PROVIDED MATERIAL:
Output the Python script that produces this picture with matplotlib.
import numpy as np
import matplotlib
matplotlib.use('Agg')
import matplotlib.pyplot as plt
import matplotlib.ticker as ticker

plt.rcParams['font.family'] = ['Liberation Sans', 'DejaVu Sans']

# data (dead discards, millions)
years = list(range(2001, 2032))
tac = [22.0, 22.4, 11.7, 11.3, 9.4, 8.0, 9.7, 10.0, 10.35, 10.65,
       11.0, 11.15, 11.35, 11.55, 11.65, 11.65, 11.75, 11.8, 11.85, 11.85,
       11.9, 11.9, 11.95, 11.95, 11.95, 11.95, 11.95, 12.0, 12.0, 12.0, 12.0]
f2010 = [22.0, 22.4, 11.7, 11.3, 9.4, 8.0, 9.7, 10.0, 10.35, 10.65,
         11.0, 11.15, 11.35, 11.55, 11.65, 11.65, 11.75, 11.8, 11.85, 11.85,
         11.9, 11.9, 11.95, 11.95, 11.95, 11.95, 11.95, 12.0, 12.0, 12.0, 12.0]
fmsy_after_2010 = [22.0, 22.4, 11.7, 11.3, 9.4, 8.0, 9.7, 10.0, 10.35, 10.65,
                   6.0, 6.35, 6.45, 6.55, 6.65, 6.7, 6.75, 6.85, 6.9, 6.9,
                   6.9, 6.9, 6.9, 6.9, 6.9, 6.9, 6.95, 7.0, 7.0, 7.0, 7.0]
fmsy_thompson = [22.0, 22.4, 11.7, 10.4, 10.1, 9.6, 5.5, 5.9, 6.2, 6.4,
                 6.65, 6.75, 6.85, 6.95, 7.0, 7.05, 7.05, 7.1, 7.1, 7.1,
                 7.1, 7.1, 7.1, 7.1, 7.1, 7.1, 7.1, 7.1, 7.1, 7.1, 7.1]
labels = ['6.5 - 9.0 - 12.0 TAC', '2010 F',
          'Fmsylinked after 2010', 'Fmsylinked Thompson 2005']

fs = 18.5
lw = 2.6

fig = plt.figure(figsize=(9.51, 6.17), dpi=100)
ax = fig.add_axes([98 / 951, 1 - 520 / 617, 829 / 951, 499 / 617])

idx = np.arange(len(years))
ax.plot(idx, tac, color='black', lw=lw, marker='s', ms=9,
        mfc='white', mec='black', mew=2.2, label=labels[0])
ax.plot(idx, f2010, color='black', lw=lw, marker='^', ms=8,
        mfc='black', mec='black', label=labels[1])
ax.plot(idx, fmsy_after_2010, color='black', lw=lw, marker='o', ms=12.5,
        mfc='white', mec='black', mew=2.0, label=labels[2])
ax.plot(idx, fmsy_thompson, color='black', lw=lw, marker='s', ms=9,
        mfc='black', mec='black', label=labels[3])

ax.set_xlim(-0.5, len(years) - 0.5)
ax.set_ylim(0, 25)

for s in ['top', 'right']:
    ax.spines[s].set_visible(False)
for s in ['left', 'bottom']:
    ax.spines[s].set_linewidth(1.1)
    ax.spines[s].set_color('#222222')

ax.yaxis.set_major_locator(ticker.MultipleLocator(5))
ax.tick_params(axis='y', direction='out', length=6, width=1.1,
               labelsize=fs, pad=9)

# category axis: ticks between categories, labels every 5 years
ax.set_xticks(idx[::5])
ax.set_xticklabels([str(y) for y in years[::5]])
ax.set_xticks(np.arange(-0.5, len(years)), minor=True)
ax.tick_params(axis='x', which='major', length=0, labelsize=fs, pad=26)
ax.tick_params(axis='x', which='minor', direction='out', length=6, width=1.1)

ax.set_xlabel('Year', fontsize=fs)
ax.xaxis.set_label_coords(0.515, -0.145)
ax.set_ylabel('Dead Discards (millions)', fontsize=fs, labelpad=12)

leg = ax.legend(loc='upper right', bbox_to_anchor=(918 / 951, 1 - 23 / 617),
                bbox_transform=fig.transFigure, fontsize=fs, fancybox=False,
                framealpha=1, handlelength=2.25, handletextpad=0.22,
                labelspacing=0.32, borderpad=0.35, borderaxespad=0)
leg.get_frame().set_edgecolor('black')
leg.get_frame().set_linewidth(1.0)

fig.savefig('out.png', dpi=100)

...

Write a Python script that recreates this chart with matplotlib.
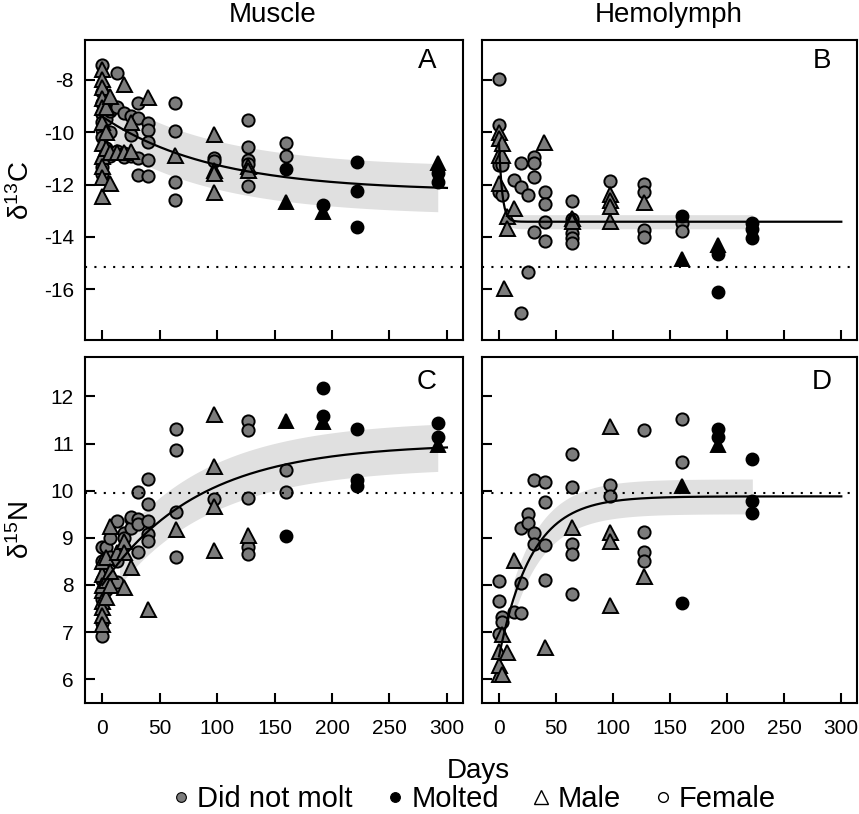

REQUIREMENT: Return exactly the lines from the line that has "Output the Python" to the line that has "plt.rcParams['font.family'] = ['Liberation", both of them included.

TASK ANSWER:
Output the Python script that produces this picture with matplotlib.
import numpy as np
import matplotlib
matplotlib.use('Agg')
import matplotlib.pyplot as plt
import matplotlib.ticker as ticker

plt.rcParams['font.family'] = ['Liberation Sans', 'DejaVu Sans']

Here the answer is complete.